Bringing big Broadway musicals to the screen has always posed tremendous problems for film makers. The results have by and large been unsatisfactory, with few exceptions. The late 60's brought us "Camelot", (67),"Hello Dolly" (69) and "Fiddler on the Roof" (71), all films adhering to the unquestioned rule that bigger is better, be it casts, sets and orchestrations. All three were overblown bores. Arthur Hiller's concept for "Man of La Mancha" is clearly the antithesis of what had become expected of the musical on film. He decided to use the film media not as a device for augmentation in a broad sense, but rather to focus in on the characters and bring them as close to the audience as possible using naturally many close-ups. They are the crux of the film; not massive sets, huge choruses or dazzling choreography. "Man of la Mancha" boasts two fine songs; the rest are pretty mediocre, which justifies Hiller's keeping the music as a device to serve the characters and not the other way around. From the very start with the credits appearing, the audience is geared up for one of those massively orchestrated rousing overtures. Yet, what we are offered is an underscored, almost chamber music style overture setting the tone for the entire film. The message as with chamber music is clear; the focus is on the content, not the trappings.
The critics by and large hated the film. Maltin in particular is uncharacteristically savage in his criticism. They simply were not prepared to accept an unorthodox approach to a huge Broadway success. While "Dolly", "Camelot" and "Fiddler" tend to be almost impossible viewing today, "Man of La Mancha" remains astonishingly fresh, very much vindicating Hiller's concept of this much maligned and misunderstood movie.

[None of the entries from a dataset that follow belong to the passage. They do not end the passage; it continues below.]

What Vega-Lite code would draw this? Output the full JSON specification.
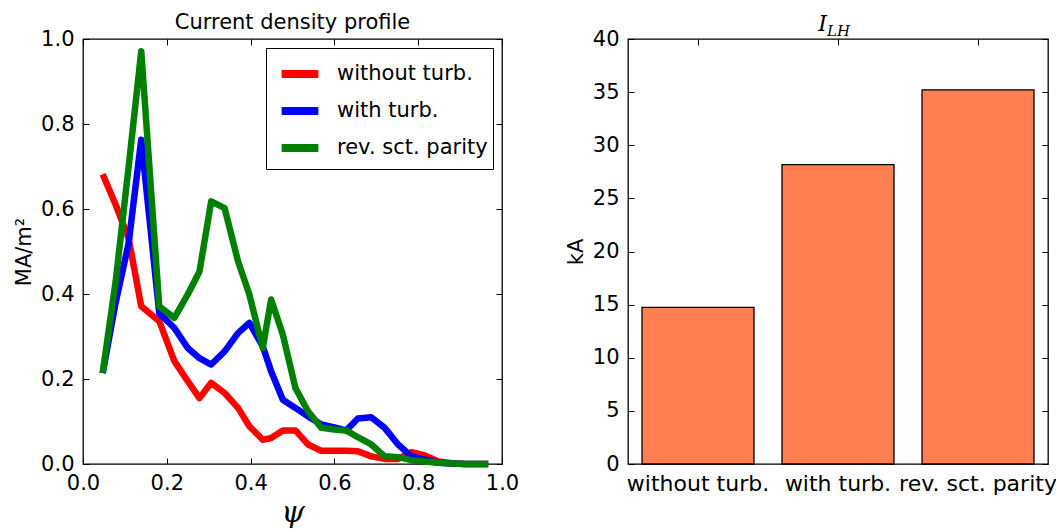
{
  "$schema": "https://vega.github.io/schema/vega-lite/v6.json",
  "background": "white",
  "padding": {"left": 12, "top": 11, "right": 5, "bottom": 5},
  "bounds": "flush",
  "spacing": 126,
  "resolve": {"scale": {"color": "independent"}, "legend": {"color": "independent"}},
  "datasets": {
    "profile": [
      {"psi": 0.047, "v": 0.682, "case": "without turb."},
      {"psi": 0.078, "v": 0.61, "case": "without turb."},
      {"psi": 0.109, "v": 0.53, "case": "without turb."},
      {"psi": 0.139, "v": 0.371, "case": "without turb."},
      {"psi": 0.182, "v": 0.336, "case": "without turb."},
      {"psi": 0.218, "v": 0.242, "case": "without turb."},
      {"psi": 0.25, "v": 0.195, "case": "without turb."},
      {"psi": 0.278, "v": 0.155, "case": "without turb."},
      {"psi": 0.306, "v": 0.191, "case": "without turb."},
      {"psi": 0.338, "v": 0.167, "case": "without turb."},
      {"psi": 0.37, "v": 0.132, "case": "without turb."},
      {"psi": 0.397, "v": 0.089, "case": "without turb."},
      {"psi": 0.429, "v": 0.057, "case": "without turb."},
      {"psi": 0.449, "v": 0.061, "case": "without turb."},
      {"psi": 0.477, "v": 0.079, "case": "without turb."},
      {"psi": 0.507, "v": 0.079, "case": "without turb."},
      {"psi": 0.537, "v": 0.046, "case": "without turb."},
      {"psi": 0.569, "v": 0.031, "case": "without turb."},
      {"psi": 0.6, "v": 0.031, "case": "without turb."},
      {"psi": 0.628, "v": 0.031, "case": "without turb."},
      {"psi": 0.656, "v": 0.03, "case": "without turb."},
      {"psi": 0.688, "v": 0.018, "case": "without turb."},
      {"psi": 0.72, "v": 0.012, "case": "without turb."},
      {"psi": 0.752, "v": 0.012, "case": "without turb."},
      {"psi": 0.784, "v": 0.028, "case": "without turb."},
      {"psi": 0.816, "v": 0.02, "case": "without turb."},
      {"psi": 0.848, "v": 0.006, "case": "without turb."},
      {"psi": 0.88, "v": 0.002, "case": "without turb."},
      {"psi": 0.912, "v": 0.0, "case": "without turb."},
      {"psi": 0.94, "v": 0.0, "case": "without turb."},
      {"psi": 0.967, "v": 0.0, "case": "without turb."},
      {"psi": 0.047, "v": 0.214, "case": "with turb."},
      {"psi": 0.078, "v": 0.38, "case": "with turb."},
      {"psi": 0.109, "v": 0.52, "case": "with turb."},
      {"psi": 0.139, "v": 0.763, "case": "with turb."},
      {"psi": 0.182, "v": 0.355, "case": "with turb."},
      {"psi": 0.218, "v": 0.32, "case": "with turb."},
      {"psi": 0.25, "v": 0.273, "case": "with turb."},
      {"psi": 0.278, "v": 0.249, "case": "with turb."},
      {"psi": 0.306, "v": 0.234, "case": "with turb."},
      {"psi": 0.338, "v": 0.265, "case": "with turb."},
      {"psi": 0.37, "v": 0.308, "case": "with turb."},
      {"psi": 0.397, "v": 0.332, "case": "with turb."},
      {"psi": 0.429, "v": 0.277, "case": "with turb."},
      {"psi": 0.449, "v": 0.218, "case": "with turb."},
      {"psi": 0.477, "v": 0.151, "case": "with turb."},
      {"psi": 0.507, "v": 0.132, "case": "with turb."},
      {"psi": 0.537, "v": 0.112, "case": "with turb."},
      {"psi": 0.569, "v": 0.093, "case": "with turb."},
      {"psi": 0.6, "v": 0.086, "case": "with turb."},
      {"psi": 0.628, "v": 0.079, "case": "with turb."},
      {"psi": 0.656, "v": 0.107, "case": "with turb."},
      {"psi": 0.688, "v": 0.11, "case": "with turb."},
      {"psi": 0.72, "v": 0.085, "case": "with turb."},
      {"psi": 0.752, "v": 0.046, "case": "with turb."},
      {"psi": 0.784, "v": 0.018, "case": "with turb."},
      {"psi": 0.816, "v": 0.01, "case": "with turb."},
      {"psi": 0.848, "v": 0.003, "case": "with turb."},
      {"psi": 0.88, "v": 0.001, "case": "with turb."},
      {"psi": 0.912, "v": 0.0, "case": "with turb."},
      {"psi": 0.94, "v": 0.0, "case": "with turb."},
      {"psi": 0.967, "v": 0.0, "case": "with turb."},
      {"psi": 0.047, "v": 0.214, "case": "rev. sct. parity"},
      {"psi": 0.078, "v": 0.43, "case": "rev. sct. parity"},
      {"psi": 0.109, "v": 0.7, "case": "rev. sct. parity"},
      {"psi": 0.139, "v": 0.971, "case": "rev. sct. parity"},
      {"psi": 0.182, "v": 0.371, "case": "rev. sct. parity"},
      {"psi": 0.218, "v": 0.344, "case": "rev. sct. parity"},
      {"psi": 0.25, "v": 0.399, "case": "rev. sct. parity"},
      {"psi": 0.278, "v": 0.453, "case": "rev. sct. parity"},
      {"psi": 0.306, "v": 0.618, "case": "rev. sct. parity"},
      {"psi": 0.338, "v": 0.602, "case": "rev. sct. parity"},
      {"psi": 0.37, "v": 0.477, "case": "rev. sct. parity"},
      {"psi": 0.397, "v": 0.399, "case": "rev. sct. parity"},
      {"psi": 0.429, "v": 0.273, "case": "rev. sct. parity"},
      {"psi": 0.449, "v": 0.387, "case": "rev. sct. parity"},
      {"psi": 0.477, "v": 0.304, "case": "rev. sct. parity"},
      {"psi": 0.507, "v": 0.179, "case": "rev. sct. parity"},
      {"psi": 0.537, "v": 0.124, "case": "rev. sct. parity"},
      {"psi": 0.569, "v": 0.085, "case": "rev. sct. parity"},
      {"psi": 0.6, "v": 0.081, "case": "rev. sct. parity"},
      {"psi": 0.628, "v": 0.079, "case": "rev. sct. parity"},
      {"psi": 0.656, "v": 0.063, "case": "rev. sct. parity"},
      {"psi": 0.688, "v": 0.046, "case": "rev. sct. parity"},
      {"psi": 0.72, "v": 0.018, "case": "rev. sct. parity"},
      {"psi": 0.752, "v": 0.016, "case": "rev. sct. parity"},
      {"psi": 0.784, "v": 0.009, "case": "rev. sct. parity"},
      {"psi": 0.816, "v": 0.006, "case": "rev. sct. parity"},
      {"psi": 0.848, "v": 0.003, "case": "rev. sct. parity"},
      {"psi": 0.88, "v": 0.001, "case": "rev. sct. parity"},
      {"psi": 0.912, "v": 0.0, "case": "rev. sct. parity"},
      {"psi": 0.94, "v": 0.0, "case": "rev. sct. parity"},
      {"psi": 0.967, "v": 0.0, "case": "rev. sct. parity"}
    ],
    "ilh": [
      {"case": "without turb.", "kA": 14.75},
      {"case": "with turb.", "kA": 28.18},
      {"case": "rev. sct. parity", "kA": 35.22}
    ]
  },
  "hconcat": [
    {
      "width": 419,
      "height": 425,
      "title": {"text": "Current density profile", "fontSize": 21, "font": "DejaVu Sans", "fontWeight": "normal", "color": "black", "offset": -5},
      "layer": [
        {
          "data": {"name": "profile"},
          "mark": {"type": "line", "strokeWidth": 6.5, "strokeJoin": "round", "strokeCap": "butt"},
          "encoding": {
            "x": {"field": "psi", "type": "quantitative", "scale": {"domain": [0, 1], "nice": false, "zero": false},
              "axis": {"orient": "bottom", "values": [0, 0.2, 0.4, 0.6, 0.8, 1.0], "format": ".1f", "title": "ψ", "titleFont": "DejaVu Serif", "titleFontStyle": "italic", "titleFontWeight": "normal", "titleFontSize": 30, "titlePadding": 4, "labelPadding": 14}},
            "y": {"field": "v", "type": "quantitative", "scale": {"domain": [0, 1], "nice": false, "zero": false},
              "axis": {"orient": "left", "values": [0, 0.2, 0.4, 0.6, 0.8, 1.0], "format": ".1f", "title": "MA/m²", "titlePadding": 6, "labelPadding": 15}},
            "color": {"field": "case", "type": "nominal",
              "scale": {"domain": ["without turb.", "with turb.", "rev. sct. parity"], "range": ["#ff0000", "#0000ff", "#008000"]},
              "legend": {"title": null, "orient": "top-right", "offset": 9, "padding": 5, "strokeColor": "black", "fillColor": "white", "cornerRadius": 0, "symbolType": "M-1.09,0H1.09", "symbolStrokeWidth": 8, "symbolSize": 1136, "symbolOffset": 8, "labelFontSize": 21, "labelFont": "DejaVu Sans", "labelColor": "black", "labelOffset": 16, "rowPadding": 0, "labelLimit": 300}}
          }
        },
        {
          "data": {"name": "profile"},
          "mark": {"type": "point", "opacity": 0},
          "encoding": {
            "x": {"field": "psi", "type": "quantitative", "scale": {"domain": [0, 1], "nice": false, "zero": false},
              "axis": {"orient": "top", "values": [0, 0.2, 0.4, 0.6, 0.8, 1.0], "labels": false, "title": null}},
            "y": {"field": "v", "type": "quantitative", "scale": {"domain": [0, 1], "nice": false, "zero": false},
              "axis": {"orient": "right", "values": [0, 0.2, 0.4, 0.6, 0.8, 1.0], "labels": false, "title": null}}
          }
        }
      ],
      "resolve": {"axis": {"x": "independent", "y": "independent"}}
    },
    {
      "width": 420,
      "height": 425,
      "title": {"text": "I", "anchor": "middle", "frame": "group", "dx": -15.5, "font": "DejaVu Serif", "fontStyle": "italic", "fontWeight": "normal", "fontSize": 22, "color": "black", "offset": -12},
      "layer": [
        {
          "data": {"name": "ilh"},
          "mark": {"type": "bar", "fill": "#ff7f50", "stroke": "black", "strokeWidth": 1.3},
          "encoding": {
            "x": {"field": "case", "type": "nominal", "sort": null,
              "scale": {"domain": ["without turb.", "with turb.", "rev. sct. parity"], "paddingInner": 0.2, "paddingOuter": 0.1},
              "axis": {"orient": "bottom", "labelAngle": 0, "title": null, "labelPadding": 15, "labelFontSize": 22}},
            "y": {"field": "kA", "type": "quantitative", "scale": {"domain": [0, 40], "nice": false},
              "axis": {"orient": "left", "values": [0, 5, 10, 15, 20, 25, 30, 35, 40], "title": "kA", "titlePadding": 6, "labelPadding": 15}}
          }
        },
        {
          "data": {"name": "ilh"},
          "mark": {"type": "point", "opacity": 0},
          "encoding": {
            "x": {"field": "case", "type": "nominal", "sort": null,
              "scale": {"domain": ["without turb.", "with turb.", "rev. sct. parity"], "paddingInner": 0.2, "paddingOuter": 0.1},
              "axis": {"orient": "top", "labels": false, "title": "LH", "titleFont": "DejaVu Serif", "titleFontStyle": "italic", "titleFontSize": 15, "titlePadding": 0}},
            "y": {"field": "kA", "type": "quantitative", "scale": {"domain": [0, 40], "nice": false},
              "axis": {"orient": "right", "values": [0, 5, 10, 15, 20, 25, 30, 35, 40], "labels": false, "title": null}}
          }
        }
      ],
      "resolve": {"axis": {"x": "independent", "y": "independent"}}
    }
  ],
  "config": {
    "view": {"stroke": "black", "strokeWidth": 1.3},
    "axis": {
      "domain": false, "grid": false,
      "tickSize": -6, "tickColor": "black", "tickWidth": 1,
      "labelFont": "DejaVu Sans", "labelFontSize": 21, "labelColor": "black",
      "labelFlush": false, "labelOverlap": false,
      "titleFont": "DejaVu Sans", "titleFontSize": 21, "titleFontWeight": "normal", "titleColor": "black"
    }
  }
}
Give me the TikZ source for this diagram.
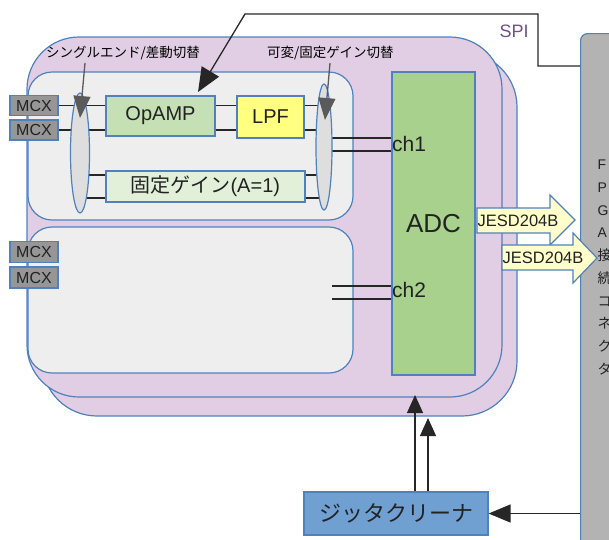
\documentclass[tikz,border=0pt]{standalone}
\usepackage{fontspec}
\setmainfont{Liberation Sans}
\newfontfamily\jp{Noto Sans CJK JP}
\usetikzlibrary{arrows.meta,calc,shapes.geometric}

\definecolor{board}{RGB}{225,206,228}
\definecolor{edge}{RGB}{79,129,189}
\definecolor{panel}{RGB}{238,238,238}
\definecolor{ampfill}{RGB}{197,224,180}
\definecolor{lpffill}{RGB}{255,255,128}
\definecolor{fixfill}{RGB}{226,240,217}
\definecolor{adcfill}{RGB}{169,209,142}
\definecolor{mcxfill}{RGB}{150,150,150}
\definecolor{selfill}{RGB}{222,222,222}
\definecolor{jesdfill}{RGB}{255,255,204}
\definecolor{jitfill}{RGB}{112,160,210}
\definecolor{hostfill}{RGB}{179,179,179}
\definecolor{spitext}{RGB}{112,80,140}
\definecolor{ink}{RGB}{34,34,34}
\definecolor{pointer}{RGB}{90,90,90}

\newcommand\fsz[1]{\fontsize{#1}{#1}\selectfont}

\begin{document}
\begin{tikzpicture}[x=1pt,y=-1pt,
  blk/.style={draw=edge, line width=1.2pt, inner sep=0pt, text=ink},
  wire/.style={draw=black!85, line width=1.2pt},
  sel/.style={ellipse, draw=edge, line width=1.2pt, fill=selfill, inner sep=0pt},
  mcx/.style={blk, fill=mcxfill, minimum width=48pt, font=\fsz{16}},
  lbl/.style={font=\jp\fsz{13.5}, text=black, inner sep=0pt},
  pointer arrow/.style={draw=pointer, line width=1.3pt,
    -{Triangle[length=22pt,width=17pt]}, pointer},
  spi arrow/.style={draw=black!85, line width=1.3pt,
    -{Triangle[length=24pt,width=20pt]}},
  clk arrow/.style={draw=black!85, line width=1.3pt,
    -{Triangle[length=18pt,width=16pt]}},
  jesd/.style={draw=edge, line width=1.2pt, fill=jesdfill},
  jesdtext/.style={font=\fsz{16.5}, text=ink, inner sep=0pt}
]
\clip (0,0) rectangle (609,539);

% host board on the right (runs past the edge)
\node[blk, fill=hostfill, rounded corners=7pt, minimum width=80pt,
  minimum height=540pt, anchor=north west] (host) at (580,33) {};
\node[anchor=north west, align=left, inner sep=0pt, text=ink,
  font=\fontsize{14}{22.7}\selectfont] (hostlbl) at (597.5,160)
  {F\\P\\G\\A\\{\jp 接}\\{\jp 続}\\{\jp コ}\\{\jp ネ}\\{\jp ク}\\{\jp タ}};

% two stacked AD boards
\draw[draw=edge, line width=1.2pt, fill=board, rounded corners=55pt]
  (42,52) rectangle (517,416);
\draw[draw=edge, line width=1.2pt, fill=board, rounded corners=52pt]
  (27,37) rectangle (502,397);

% analog front-end panels
\draw[draw=edge, line width=1.2pt, fill=panel, rounded corners=24pt]
  (28,72) rectangle (353,220);
\draw[draw=edge, line width=1.2pt, fill=panel, rounded corners=24pt]
  (28,227) rectangle (353,373);

% blocks
\node[blk, fill=ampfill, minimum width=109pt, minimum height=40pt,
  font=\fsz{20}] (opamp) at (160.5,116) {OpAMP};
\node[blk, fill=lpffill, minimum width=67pt, minimum height=42pt,
  font=\fsz{20}] (lpf) at (270.5,117) {LPF};
\node[blk, fill=fixfill, minimum width=199pt, minimum height=31pt,
  font=\fsz{20}] (fix) at (205.5,186.5) {{\jp 固定ゲイン}(A=1)};
\node[blk, fill=adcfill, minimum width=83pt, minimum height=303pt,
  font=\fsz{26}] (adc) at (433.5,223.5) {ADC};

% connectors
\node[mcx, minimum height=20pt] (mcx1) at (34,105.5) {MCX};
\node[mcx, minimum height=20pt] (mcx2) at (34,130) {MCX};
\node[mcx, minimum height=21pt] (mcx3) at (34,252) {MCX};
\node[mcx, minimum height=21pt] (mcx4) at (34,277.5) {MCX};

% selector switches (positions only, drawn later over the wires)
\coordinate (sel1c) at (80,153);
\coordinate (sel2c) at (324,147);

% wiring
\coordinate (g1) at (0,175);
\coordinate (g2) at (0,198);
\coordinate (c1a) at (0,138);
\coordinate (c1b) at (0,151);
\coordinate (c2a) at (332,286);
\coordinate (c2b) at (332,299);
\draw[wire] (mcx1.east) -- (mcx1.east -| opamp.west);
\draw[wire] (mcx2.east) -- (mcx2.east -| opamp.west);
\draw[wire] (opamp.east |- mcx1.east) -- (lpf.west |- mcx1.east);
\draw[wire] (opamp.east |- mcx2.east) -- (lpf.west |- mcx2.east);
\draw[wire] (lpf.east |- mcx1.east) -- (sel2c |- mcx1.east);
\draw[wire] (lpf.east |- mcx2.east) -- (sel2c |- mcx2.east);
\draw[wire] (sel1c |- g1) -- (fix.west |- g1);
\draw[wire] (sel1c |- g2) -- (fix.west |- g2);
\draw[wire] (fix.east |- g1) -- (sel2c |- g1);
\draw[wire] (fix.east |- g2) -- (sel2c |- g2);
\draw[wire] (sel2c |- c1a) -- (adc.west |- c1a);
\draw[wire] (sel2c |- c1b) -- (adc.west |- c1b);
\draw[wire] (c2a) -- (adc.west |- c2a);
\draw[wire] (c2b) -- (adc.west |- c2b);

\node[sel, minimum width=19pt, minimum height=120pt] (sel1) at (sel1c) {};
\node[sel, minimum width=16pt, minimum height=126pt] (sel2) at (sel2c) {};

% channel labels
\node[anchor=west, inner sep=0pt, font=\fsz{21}, text=ink] (ch1) at (392,144) {ch1};
\node[anchor=west, inner sep=0pt, font=\fsz{21}, text=ink] (ch2) at (392,290) {ch2};

% switch labels and pointers
\node[lbl, anchor=west] (lblA) at (46,53) {シングルエンド/差動切替};
\node[lbl, anchor=west] (lblB) at (267,53) {可変/固定ゲイン切替};
\coordinate (pA) at (85,63);
\coordinate (pB) at (330,63);
\coordinate (tA) at (80,118);
\coordinate (tB) at (325,120);
\draw[pointer arrow] (pA) -- (tA);
\draw[pointer arrow] (pB) -- (tB);

% SPI control line
\coordinate (spiA) at (538,66);
\coordinate (spiB) at (538,14);
\coordinate (spiC) at (245,14);
\coordinate (spiT) at (198,92);
\draw[spi arrow] (host.west |- spiA) -- (spiA) -- (spiB) -- (spiC) -- (spiT);
\node[font=\fsz{18}, text=spitext, inner sep=0pt] (spi) at (514,31) {SPI};

% JESD204B links
\draw[jesd] (477,208) -- (550,208) -- (550,195) -- (575,220) -- (550,245)
  -- (550,233) -- (477,233) -- cycle;
\node[jesdtext] (jesd1) at (518,220.5) {JESD204B};
\draw[jesd] (502,245) -- (573,245) -- (573,233) -- (597,258) -- (573,283)
  -- (573,270) -- (502,270) -- cycle;
\node[jesdtext] (jesd2) at (543,258) {JESD204B};

% jitter cleaner
\node[blk, fill=jitfill, minimum width=184pt, minimum height=43pt,
  font=\jp\fsz{22}] (jit) at (396,513.5) {ジッタクリーナ};
\coordinate (ck1) at (415,395);
\coordinate (ck2) at (428,418);
\draw[clk arrow] (jit.north -| ck1) -- (ck1);
\draw[clk arrow] (jit.north -| ck2) -- (ck2);
\draw[draw=black!85, line width=1.3pt, -{Triangle[length=22pt,width=18pt]}]
  (host.west |- jit.east) -- (jit.east);
\end{tikzpicture}
\end{document}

Being so focused on character, the films success would lie with its principal players. O'Toole gives a bravura performance, one of his finest, while Loren too, is perfect in her role. Sure the soundtrack is not one to listen to in the way one would a Broadway musical. But both O'Toole's and Loren's shaky vocals are in perfect sync with the fragility of their characters and hence very human and very moving. If more Broadway musicals had been brought to the screen with such a clear concept as was "La Mancha", the movie musical may have enjoyed far greater success.